Downsizing and upgrading: A manufacturing firm’s move to electronic distribution of documents
Robert Patrick Bergland
- School: Purdue University (0183)
- Degree: Ph.D.
- Date: 2002; pp: 243
- Advisor: Sullivan, Patricia
- Source: DAI-A 64/09, p. 3275, Mar 2004
- Subjects: Language, Rhetoric And Composition (0681); Business Administration, Management (0454)
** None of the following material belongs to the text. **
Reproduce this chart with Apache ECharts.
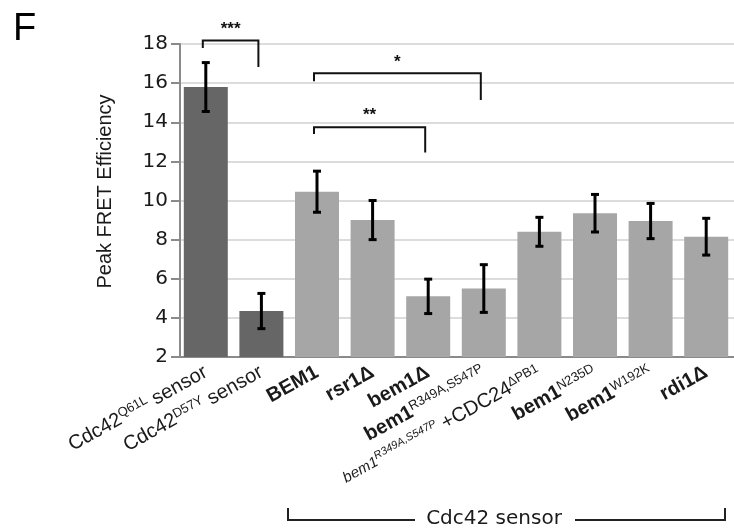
<!DOCTYPE html>
<html>
<head>
<meta charset="utf-8">
<script src="https://cdn.jsdelivr.net/npm/echarts@6/dist/echarts.min.js"></script>
<style>html,body{margin:0;padding:0;background:#fff}#c{width:734px;height:529px}</style>
</head>
<body>
<div id="c"></div>
<script>
// ---- data ----
var categories = ['Cdc42 Q61L sensor', 'Cdc42 D57Y sensor', 'BEM1', 'rsr1Δ', 'bem1Δ',
  'bem1 R349A,S547P', 'bem1 R349A,S547P +CDC24 ΔPB1', 'bem1 N235D', 'bem1 W192K', 'rdi1Δ'];
var means  = [15.8, 4.35, 10.45, 9.0, 5.1, 5.5, 8.4, 9.35, 8.95, 8.15];
var errors = [1.25, 0.9, 1.05, 1.0, 0.88, 1.22, 0.74, 0.96, 0.9, 0.94];
var groups = ['control', 'control', 'sensor', 'sensor', 'sensor', 'sensor', 'sensor', 'sensor', 'sensor', 'sensor'];
var yTicks = [2, 4, 6, 8, 10, 12, 14, 16, 18];
// significance brackets: [leftIdx, rightIdx, topY, leftEndY, rightEndY, stars]
var bracketLeft  = [0, 2, 2];
var bracketRight = [1, 5, 4];
var bracketTop   = [18.18, 16.5, 13.75];
var bracketLEnd  = [17.8, 16.1, 13.4];
var bracketREnd  = [16.83, 15.14, 12.45];
var bracketStars = ['***', '*', '**'];

// ---- label markup ----
var labelRich = [
  'Cdc42{sup|Q61L} sensor',
  'Cdc42{sup|D57Y} sensor',
  '{b|BEM1}',
  '{b|rsr1Δ}',
  '{b|bem1Δ}',
  '{b|bem1}{supb|R349A,S547P}',
  '{s|bem1}{ss|R349A,S547P} +CDC24{sup|ΔPB1}',
  '{b|bem1}{supb|N235D}',
  '{b|bem1}{supb|W192K}',
  '{b|rdi1Δ}'
];

var FONT = "'Liberation Sans', Arial, Helvetica, sans-serif";
var WIDE = "'DejaVu Sans', 'Liberation Sans', Arial, sans-serif";
var chart = echarts.init(document.getElementById('c'));

var errData = means.map(function (m, i) { return [i, m, errors[i]]; });
var brData = bracketLeft.map(function (l, i) {
  return [l, bracketRight[i], bracketTop[i], bracketLEnd[i], bracketREnd[i], i];
});

var option = {
  animation: false,
  backgroundColor: '#fff',
  grid: { left: 178, right: -5, top: 44, bottom: 172, containLabel: false },
  xAxis: {
    type: 'category',
    data: categories,
    axisLine: { lineStyle: { color: '#8a8a8a', width: 2 } },
    axisTick: { show: false },
    axisLabel: {
      interval: 0,
      rotate: 29,
      margin: 14,
      color: '#1a1a1a',
      fontFamily: FONT,
      fontSize: 20,
      formatter: function (v, i) { return labelRich[i]; },
      rich: {
        sup: { fontSize: 13, fontFamily: FONT, color: '#1a1a1a', verticalAlign: 'top', padding: [0, 0, 8, 0] },
        b: { fontSize: 20, fontWeight: 'bold', fontFamily: FONT, color: '#1a1a1a' },
        supb: { fontSize: 13, fontFamily: FONT, color: '#1a1a1a', verticalAlign: 'top', padding: [0, 0, 8, 0] },
        s: { fontSize: 15, fontStyle: 'italic', fontFamily: FONT, color: '#1a1a1a' },
        ss: { fontSize: 11, fontStyle: 'italic', fontFamily: FONT, color: '#1a1a1a', verticalAlign: 'top', padding: [0, 0, 6, 0] }
      }
    }
  },
  yAxis: {
    type: 'value',
    min: 2, max: 18, interval: 2,
    offset: -2,
    name: 'Peak FRET Efficiency',
    nameLocation: 'middle',
    nameGap: 65,
    nameTextStyle: { fontSize: 20, fontFamily: FONT, color: '#1a1a1a', padding: [0, 0, 0, 18] },
    axisLine: { show: true, lineStyle: { color: '#8a8a8a', width: 2 } },
    axisTick: { show: true, length: 9, lineStyle: { color: '#8a8a8a', width: 2 } },
    axisLabel: {
      margin: 12, fontSize: 20, fontFamily: WIDE, color: '#1a1a1a',
      formatter: function (v) { return yTicks.indexOf(v) >= 0 ? String(v) : ''; }
    },
    splitLine: { show: true, lineStyle: { color: '#dcdcdc', width: 2 } }
  },
  series: [
    {
      type: 'bar',
      data: means,
      barWidth: 44,
      itemStyle: {
        color: function (p) { return groups[p.dataIndex] === 'control' ? '#666666' : '#a6a6a6'; }
      },
      z: 2
    },
    {
      type: 'custom',
      data: errData,
      z: 5,
      renderItem: function (params, api) {
        var i = api.value(0), m = api.value(1), e = api.value(2);
        var top = api.coord([i, m + e]);
        var bot = api.coord([i, m - e]);
        var x = top[0], hw = 4;
        var st = { stroke: '#000', lineWidth: 3 };
        return {
          type: 'group',
          children: [
            { type: 'line', shape: { x1: x, y1: top[1], x2: x, y2: bot[1] }, style: st },
            { type: 'line', shape: { x1: x - hw, y1: top[1], x2: x + hw, y2: top[1] }, style: st },
            { type: 'line', shape: { x1: x - hw, y1: bot[1], x2: x + hw, y2: bot[1] }, style: st }
          ]
        };
      }
    },
    {
      type: 'custom',
      data: brData,
      clip: false,
      z: 6,
      renderItem: function (params, api) {
        var l = api.value(0), r = api.value(1);
        var pTop = api.coord([l, api.value(2)]);
        var pRT = api.coord([r, api.value(2)]);
        var pL = api.coord([l, api.value(3)]);
        var pR = api.coord([r, api.value(4)]);
        var idx = api.value(5);
        return {
          type: 'group',
          children: [
            { type: 'polyline', shape: { points: [[pL[0] - 3, pL[1]], [pTop[0] - 3, pTop[1]], [pRT[0] - 3, pRT[1]], [pR[0] - 3, pR[1]]] },
              style: { stroke: '#111', lineWidth: 2, fill: null } },
            { type: 'text', style: { text: bracketStars[idx], x: (pTop[0] + pRT[0]) / 2 - 3, y: pTop[1] - 3,
              textAlign: 'center', textVerticalAlign: 'bottom', fontSize: 17, fontWeight: 'bold', fontFamily: FONT, fill: '#111' } }
          ]
        };
      }
    }
  ],
  graphic: [
    { type: 'text', left: 13, top: 11, style: { text: 'F', fontSize: 38, fontFamily: FONT, fill: '#000' } },
    { type: 'polyline', shape: { points: [[288, 508], [288, 520], [415, 520]] }, style: { stroke: '#222', lineWidth: 2, fill: null } },
    { type: 'polyline', shape: { points: [[575, 520], [725, 520], [725, 508]] }, style: { stroke: '#222', lineWidth: 2, fill: null } },
    { type: 'text', x: 494, y: 519, style: { text: 'Cdc42 sensor', fontSize: 20, fontFamily: WIDE, fill: '#1a1a1a', textAlign: 'center', textVerticalAlign: 'middle' } }
  ]
};
chart.setOption(option);
</script>
</body>
</html>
- ProQuest Document Number:
- ISBN: 0-496-52476-1
- UMI Number: AAT 3104909
- The dissertation is an ethnographic study of the company/customer culture at an electric meter manufacturing plant from early 1995 to summer of 1997. The study focuses on the document production and distribution methods before and after layoffs in the mid-1990s. The company at its peak employed a many document specialists, but by mid-1995, none of those positions existed at the company, and the company planned to employ electronic publishing. The dissertation outlines the history of document production and distribution from 1970–1997 and analyzes the company’s decision to distribute its documents electronically. A survey of customers revealed their capabilities and preferences for receiving documents. The company-customer culture is largely viewed through the theoretical lens of Feenberg’s critical theory of technology. I show how the company took an instrumentalist view of the technology. In doing so, the company ignored the culture and literacy level of its customers. Had the company espoused a critical theory of technology, the result might have been more positive for the company and for the customers. I also examine the decision-making process and failure to implement an electronic publishing system from a literacy standpoint, looking at how those in power to make the electronic publishing decisions had a very low level of literacy in that area. In that same context, I discuss downsizing and deskilling and the role of the technical communicator and technical communication in workplace settings such as this.